Le Panache fait directement référence à l’univers de l'enfance de Jennifer Devoldere, aux personnages et aux récits initiatiques des teen movies qui l'ont marquée, comme L’Effrontée, Diabolo menthe, Stand By Me, Liberty Heights et bien sûr Le Cercle des poètes disparus : "Le final de David Devarseau est un hommage direct au film de Peter Weir. Comme Keating, Devarseau révèle les jeunes à eux-mêmes et éveille leur conscience."
"Il va transformer leur vision des choses et marquer à jamais leur vie. Mais je crois que la comparaison s’arrête là. Le Cercle est un drame qui se passe dans les années 50 et qui se termine par le suicide d’un adolescent.
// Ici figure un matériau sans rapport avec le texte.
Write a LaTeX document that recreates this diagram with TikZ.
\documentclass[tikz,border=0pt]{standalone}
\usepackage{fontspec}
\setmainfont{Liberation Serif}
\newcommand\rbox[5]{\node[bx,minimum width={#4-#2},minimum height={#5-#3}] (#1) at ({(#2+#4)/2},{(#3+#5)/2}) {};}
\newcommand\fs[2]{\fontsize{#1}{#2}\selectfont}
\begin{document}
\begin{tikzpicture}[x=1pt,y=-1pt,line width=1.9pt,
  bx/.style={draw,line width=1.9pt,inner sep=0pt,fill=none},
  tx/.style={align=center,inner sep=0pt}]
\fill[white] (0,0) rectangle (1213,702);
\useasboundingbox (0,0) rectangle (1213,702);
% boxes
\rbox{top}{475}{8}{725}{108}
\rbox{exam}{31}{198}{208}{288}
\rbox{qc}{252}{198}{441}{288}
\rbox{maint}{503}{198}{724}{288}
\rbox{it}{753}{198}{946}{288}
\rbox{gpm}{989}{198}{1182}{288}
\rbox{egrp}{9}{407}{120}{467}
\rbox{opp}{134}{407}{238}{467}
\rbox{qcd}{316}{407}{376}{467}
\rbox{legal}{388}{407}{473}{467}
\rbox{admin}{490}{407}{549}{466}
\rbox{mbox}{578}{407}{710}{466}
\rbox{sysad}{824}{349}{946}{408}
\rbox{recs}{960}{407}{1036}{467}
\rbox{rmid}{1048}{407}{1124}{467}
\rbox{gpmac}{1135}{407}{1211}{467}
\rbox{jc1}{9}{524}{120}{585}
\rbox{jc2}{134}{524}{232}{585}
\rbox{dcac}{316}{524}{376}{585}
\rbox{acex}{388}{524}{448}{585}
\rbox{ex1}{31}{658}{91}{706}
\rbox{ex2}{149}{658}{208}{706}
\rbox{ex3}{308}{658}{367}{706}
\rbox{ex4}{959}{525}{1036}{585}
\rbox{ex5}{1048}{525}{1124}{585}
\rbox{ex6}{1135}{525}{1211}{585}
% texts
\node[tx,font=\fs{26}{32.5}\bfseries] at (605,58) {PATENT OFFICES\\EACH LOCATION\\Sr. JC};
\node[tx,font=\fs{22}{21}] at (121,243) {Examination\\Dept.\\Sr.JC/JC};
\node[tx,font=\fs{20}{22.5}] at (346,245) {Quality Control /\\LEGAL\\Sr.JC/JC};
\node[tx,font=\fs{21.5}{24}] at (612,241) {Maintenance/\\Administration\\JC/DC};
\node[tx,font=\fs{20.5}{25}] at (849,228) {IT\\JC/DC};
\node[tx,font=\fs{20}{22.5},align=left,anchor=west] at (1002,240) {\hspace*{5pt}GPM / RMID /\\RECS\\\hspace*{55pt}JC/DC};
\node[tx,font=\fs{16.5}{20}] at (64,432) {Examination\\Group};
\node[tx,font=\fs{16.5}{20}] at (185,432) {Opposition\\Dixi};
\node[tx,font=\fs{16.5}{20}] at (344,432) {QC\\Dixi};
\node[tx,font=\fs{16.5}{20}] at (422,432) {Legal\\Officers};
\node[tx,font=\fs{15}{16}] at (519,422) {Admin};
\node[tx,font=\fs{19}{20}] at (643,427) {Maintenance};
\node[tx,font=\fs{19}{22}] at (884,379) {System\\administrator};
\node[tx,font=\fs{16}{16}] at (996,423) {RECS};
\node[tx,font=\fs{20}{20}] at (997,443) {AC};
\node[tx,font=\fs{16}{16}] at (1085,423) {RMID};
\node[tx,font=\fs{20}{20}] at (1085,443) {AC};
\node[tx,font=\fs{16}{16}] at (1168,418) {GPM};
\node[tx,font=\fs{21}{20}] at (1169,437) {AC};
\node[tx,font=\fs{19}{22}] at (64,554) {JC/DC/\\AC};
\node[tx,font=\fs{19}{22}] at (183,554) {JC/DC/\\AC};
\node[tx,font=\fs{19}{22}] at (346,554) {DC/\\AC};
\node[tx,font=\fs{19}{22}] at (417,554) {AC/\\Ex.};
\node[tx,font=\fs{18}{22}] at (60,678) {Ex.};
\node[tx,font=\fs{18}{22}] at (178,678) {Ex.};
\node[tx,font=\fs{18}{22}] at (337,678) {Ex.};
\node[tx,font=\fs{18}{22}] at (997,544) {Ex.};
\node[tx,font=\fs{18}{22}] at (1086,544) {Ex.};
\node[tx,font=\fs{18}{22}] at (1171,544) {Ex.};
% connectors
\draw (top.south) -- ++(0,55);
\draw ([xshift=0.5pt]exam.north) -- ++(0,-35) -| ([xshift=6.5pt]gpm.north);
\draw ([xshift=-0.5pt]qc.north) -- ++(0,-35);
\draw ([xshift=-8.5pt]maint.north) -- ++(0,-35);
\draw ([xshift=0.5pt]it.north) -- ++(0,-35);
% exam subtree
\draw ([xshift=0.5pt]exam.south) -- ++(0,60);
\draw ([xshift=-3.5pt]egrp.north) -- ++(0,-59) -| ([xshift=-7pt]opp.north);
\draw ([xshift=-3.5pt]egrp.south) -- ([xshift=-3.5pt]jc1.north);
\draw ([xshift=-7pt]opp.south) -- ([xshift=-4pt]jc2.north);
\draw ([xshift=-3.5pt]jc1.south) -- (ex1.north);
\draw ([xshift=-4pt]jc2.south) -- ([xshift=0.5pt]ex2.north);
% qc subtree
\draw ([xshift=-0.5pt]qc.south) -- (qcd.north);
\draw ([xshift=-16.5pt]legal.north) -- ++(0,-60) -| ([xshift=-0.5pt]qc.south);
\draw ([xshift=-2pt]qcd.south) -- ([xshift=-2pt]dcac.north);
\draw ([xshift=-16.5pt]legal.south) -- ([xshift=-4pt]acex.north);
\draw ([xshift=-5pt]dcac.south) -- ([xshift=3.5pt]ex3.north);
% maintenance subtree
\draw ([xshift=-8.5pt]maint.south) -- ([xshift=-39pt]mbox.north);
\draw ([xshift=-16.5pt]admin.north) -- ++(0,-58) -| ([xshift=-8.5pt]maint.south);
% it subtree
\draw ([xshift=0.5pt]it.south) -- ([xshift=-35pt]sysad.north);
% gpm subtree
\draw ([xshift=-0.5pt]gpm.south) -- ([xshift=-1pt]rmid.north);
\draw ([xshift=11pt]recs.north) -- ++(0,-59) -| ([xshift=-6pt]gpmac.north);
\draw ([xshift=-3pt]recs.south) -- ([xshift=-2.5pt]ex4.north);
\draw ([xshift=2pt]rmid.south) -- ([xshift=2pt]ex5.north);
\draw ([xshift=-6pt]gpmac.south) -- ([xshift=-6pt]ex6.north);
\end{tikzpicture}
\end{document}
Les problématiques du Panache sont contemporaines – le handicap, la problématique du genre, le divorce, l’engagement, le harcèlement, l’importance du lien social – et sont traitées avec davantage d’humour et de légèreté", confie la réalisatrice.
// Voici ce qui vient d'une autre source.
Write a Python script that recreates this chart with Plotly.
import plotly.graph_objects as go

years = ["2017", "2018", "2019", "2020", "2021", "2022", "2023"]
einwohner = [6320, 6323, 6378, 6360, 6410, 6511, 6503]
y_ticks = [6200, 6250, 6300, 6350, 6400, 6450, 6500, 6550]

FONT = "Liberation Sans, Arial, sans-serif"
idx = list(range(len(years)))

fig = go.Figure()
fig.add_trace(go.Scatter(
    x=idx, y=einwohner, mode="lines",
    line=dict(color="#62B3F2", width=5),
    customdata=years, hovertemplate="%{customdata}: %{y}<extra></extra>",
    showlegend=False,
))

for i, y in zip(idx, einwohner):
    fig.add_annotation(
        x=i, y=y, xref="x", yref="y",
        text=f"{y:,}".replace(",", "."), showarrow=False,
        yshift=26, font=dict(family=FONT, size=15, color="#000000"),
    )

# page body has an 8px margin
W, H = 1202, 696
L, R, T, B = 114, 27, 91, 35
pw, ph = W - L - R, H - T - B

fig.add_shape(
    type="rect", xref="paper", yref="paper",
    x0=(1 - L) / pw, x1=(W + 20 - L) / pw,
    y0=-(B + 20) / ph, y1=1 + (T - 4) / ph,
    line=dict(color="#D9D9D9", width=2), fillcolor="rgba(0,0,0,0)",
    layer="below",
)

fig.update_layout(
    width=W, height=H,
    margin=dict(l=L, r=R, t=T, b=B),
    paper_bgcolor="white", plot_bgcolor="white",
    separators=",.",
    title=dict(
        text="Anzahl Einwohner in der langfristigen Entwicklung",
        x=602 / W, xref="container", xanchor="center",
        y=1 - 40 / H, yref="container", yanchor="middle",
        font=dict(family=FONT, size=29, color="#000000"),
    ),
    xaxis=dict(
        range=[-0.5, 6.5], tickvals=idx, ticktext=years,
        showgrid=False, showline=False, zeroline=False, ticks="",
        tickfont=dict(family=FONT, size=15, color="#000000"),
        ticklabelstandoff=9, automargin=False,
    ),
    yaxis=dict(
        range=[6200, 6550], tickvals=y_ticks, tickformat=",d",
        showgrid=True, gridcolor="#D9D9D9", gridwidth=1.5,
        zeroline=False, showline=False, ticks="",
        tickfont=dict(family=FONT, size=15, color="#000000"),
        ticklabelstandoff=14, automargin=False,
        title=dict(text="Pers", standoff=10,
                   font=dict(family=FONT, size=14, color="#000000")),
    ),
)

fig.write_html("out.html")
Elle ajoute : "Une autre référence assumée est le Discours d'un roi. Il y a des points communs dans les rapports qu’entretiennent Colin et Devarseau et la relation qui unit le roi bègue à son orthophoniste qui ne respecte pas l’étiquette."
Dès le départ, Jennifer Devoldere voulait que le personnage de Colin soit interprété par un PQB (personne qui bégaye) et non par un acteur qui "jouerait" le bégaiement : "On a lancé un casting sauvage et on a eu un coup de cœur pour Joachim Arseguel. C’est le premier qu’on a vu et au final, le seul ! Une évidence pour nous plus que pour lui : il ne voulait pas participer au film."
"C’est son orthophoniste qui l’a poussé à passer l’audition. Une fois que Joachim a franchi l’étape du casting, il a sauté à pieds joints dans l’aventure. Il a travaillé très, très dur. Comme Colin, il s’est ouvert au monde, il s’est fait des copains, il a beaucoup appris, il a pris confiance en lui et gagné en autonomie. Je crois que ça a changé sa vie...", se remémore la réalisatrice.
Pour le personnage de Colin, Jennifer Devoldere et sa co-scénariste Cécile Sellam se sont inspirées de l'histoire de Joachim Arseguel. La cinéaste explique : "On a aussi intégré 'sa manière' de bégayer, ce temps qui lui est propre et très personnel lorsqu’il parle. Je me suis adaptée à lui, et je crois que ça a donné une écriture filmique particulière qui marque le film parce que je l’observe beaucoup. Je le regarde, parce que je l’ai trouvé fascinant à regarder."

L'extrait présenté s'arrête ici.